Sunday, July 26, 2020

246. HOW TO GET RID OF IT. From my (unpublished) ENCYCLOPEDIA OF THE NEW YORK STAGE, 1970-1975

Muriel Costa-Greenspon, Matt Conley, Joe Masiell.

HOW TO GET RID OF IT [Musical/Fantasy/Marriage] B/LY/D: Eric Blau; M: Mort Shuman; SC: Eugene Ionesco’s play Amadée, or How to Get Rid of It; S/C: Don Jensen; L: Ian Calderon; P: 3W Productions, Inc.; T: Astor Place Theatre (OB); 11/17/74-11/24/74 (9)

The creators of this show had been tremendously successful with their revue, Jacques Brel is Alive and Well . . . , but came a cropper with this clumsy, nine-performance attempt to turn Ionesco’s Amadée into a musical. The original is a classic absurdist comedy about the decay at the heart of a failed marriage symbolized by an ever-growing corpse in a back room.

The husband, Amadée Buccinioni (Matt Conley), is a dried-up playwright, the wife, Madeleine (Muriel Costa-Greenspon), works at a switchboard in their home. Mushrooms are sprouting in the living room. The corpse is encroaching on their space. The couple get more and more on one another’s nerves. While trying to get rid of the corpse, Amadée meets several characters, including an American soldier (Joe Masiell), and flies up into the air when the police come after him. His wife begs him to come down but he floats away.

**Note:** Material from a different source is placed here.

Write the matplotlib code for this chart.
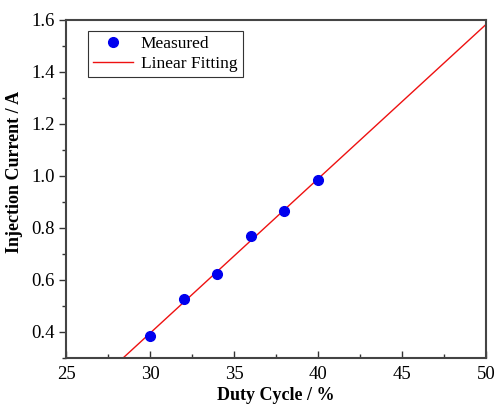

The musical followed the original’s plot, but trivialized it by discarding its fragile tone for a more uncouth and earthy one, with heavy-handed gags and characterizations. Clive Barnes, who called the show “a travesty” in which Ionesco has been "raped,” felt the play simply may have been impossible to effectively musicalize. He acknowledged the “good score” and noted the influence of Brel and Kurt Weill on the music, but these could not compensate for the otherwise muddled production.

Among major changes were the transfer of the locale from Paris to Greenwich Village and the soldier’s character from a Paris-based American to a Vietnam vet. Joe Masiell was excellent in the role.